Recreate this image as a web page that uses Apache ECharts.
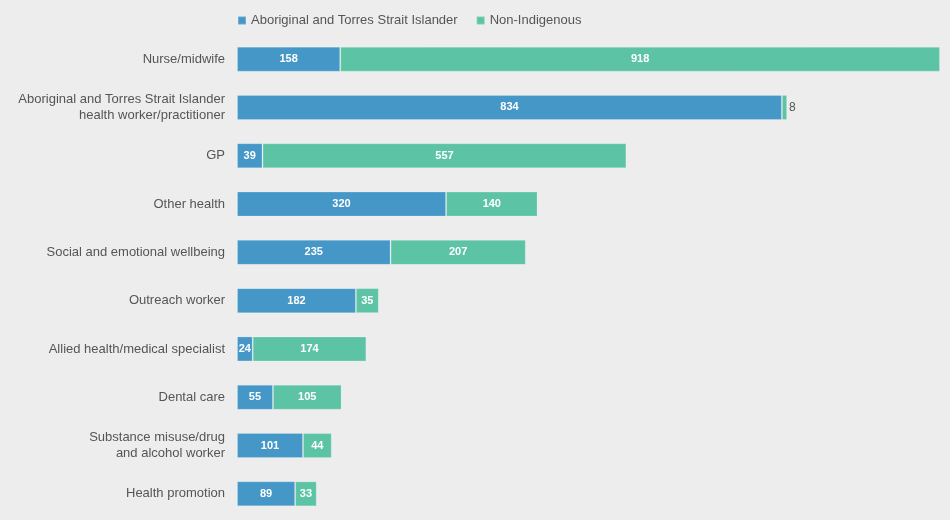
<!DOCTYPE html>
<html><head><meta charset="utf-8">
<script src="https://cdn.jsdelivr.net/npm/echarts@6/dist/echarts.min.js"></script>
<style>html,body{margin:0;padding:0;background:#ecedec;}#c{width:950px;height:520px;}</style>
</head><body><div id="c"></div>
<script>
const categories = ["Nurse/midwife","Aboriginal and Torres Strait Islander\nhealth worker/practitioner","GP","Other health","Social and emotional wellbeing","Outreach worker","Allied health/medical specialist","Dental care","Substance misuse/drug\nand alcohol worker","Health promotion"];
const indigenous = [158,834,39,320,235,182,24,55,101,89];
const nonIndigenous = [918,8,557,140,207,35,174,105,44,33];
const seriesNames = ["Aboriginal and Torres Strait Islander","Non-Indigenous"];

const chart = echarts.init(document.getElementById('c'));
const lbl = {show:true, position:'inside', color:'#fff', fontWeight:'bold', fontSize:11, fontFamily:'Liberation Sans, Arial, sans-serif'};
chart.setOption({
  backgroundColor:'#ecedec',
  animation:false,
  legend:{top:9,left:232,itemWidth:8,itemHeight:8,itemGap:18,icon:'rect',
    textStyle:{color:'#555',fontSize:13,fontFamily:'Liberation Sans, Arial, sans-serif'},
    data:seriesNames},
  grid:{left:237,right:10,top:35,bottom:2,containLabel:false},
  xAxis:{type:'value',min:0,max:1076,show:false},
  yAxis:{type:'category',inverse:true,data:categories,
    axisLine:{show:false},axisTick:{show:false},
    axisLabel:{color:'#555',fontSize:13,margin:12,lineHeight:16,fontFamily:'Liberation Sans, Arial, sans-serif'}},
  series:[
    {name:seriesNames[0],type:'bar',stack:'a',barWidth:25,data:indigenous,
      itemStyle:{color:'#4597c8',borderColor:'rgba(255,255,255,0.2)',borderWidth:1},label:lbl},
    {name:seriesNames[1],type:'bar',stack:'a',barWidth:25,
      data:nonIndigenous.map(v=> v<15 ? {value:v,label:{position:'right',color:'#555',fontWeight:'normal',fontSize:12,distance:2}} : v),
      itemStyle:{color:'#5cc4a4',borderColor:'rgba(255,255,255,0.2)',borderWidth:1},label:lbl}
  ]
});
</script></body></html>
○ ○ ○ ○ ○
Task -> Copy all the lines of data exactly as they appear, dropping any images.

Answer for the task ->
Recreate this image as a web page that uses Apache ECharts.
<!DOCTYPE html>
<html><head><meta charset="utf-8">
<script src="https://cdn.jsdelivr.net/npm/echarts@6/dist/echarts.min.js"></script>
<style>html,body{margin:0;padding:0;background:#ecedec;}#c{width:950px;height:520px;}</style>
</head><body><div id="c"></div>
<script>
const categories = ["Nurse/midwife","Aboriginal and Torres Strait Islander\nhealth worker/practitioner","GP","Other health","Social and emotional wellbeing","Outreach worker","Allied health/medical specialist","Dental care","Substance misuse/drug\nand alcohol worker","Health promotion"];
const indigenous = [158,834,39,320,235,182,24,55,101,89];
const nonIndigenous = [918,8,557,140,207,35,174,105,44,33];
const seriesNames = ["Aboriginal and Torres Strait Islander","Non-Indigenous"];

const chart = echarts.init(document.getElementById('c'));
const lbl = {show:true, position:'inside', color:'#fff', fontWeight:'bold', fontSize:11, fontFamily:'Liberation Sans, Arial, sans-serif'};
chart.setOption({
  backgroundColor:'#ecedec',
  animation:false,
  legend:{top:9,left:232,itemWidth:8,itemHeight:8,itemGap:18,icon:'rect',
    textStyle:{color:'#555',fontSize:13,fontFamily:'Liberation Sans, Arial, sans-serif'},
    data:seriesNames},
  grid:{left:237,right:10,top:35,bottom:2,containLabel:false},
  xAxis:{type:'value',min:0,max:1076,show:false},
  yAxis:{type:'category',inverse:true,data:categories,
    axisLine:{show:false},axisTick:{show:false},
    axisLabel:{color:'#555',fontSize:13,margin:12,lineHeight:16,fontFamily:'Liberation Sans, Arial, sans-serif'}},
  series:[
    {name:seriesNames[0],type:'bar',stack:'a',barWidth:25,data:indigenous,
      itemStyle:{color:'#4597c8',borderColor:'rgba(255,255,255,0.2)',borderWidth:1},label:lbl},
    {name:seriesNames[1],type:'bar',stack:'a',barWidth:25,
      data:nonIndigenous.map(v=> v<15 ? {value:v,label:{position:'right',color:'#555',fontWeight:'normal',fontSize:12,distance:2}} : v),
      itemStyle:{color:'#5cc4a4',borderColor:'rgba(255,255,255,0.2)',borderWidth:1},label:lbl}
  ]
});
</script></body></html>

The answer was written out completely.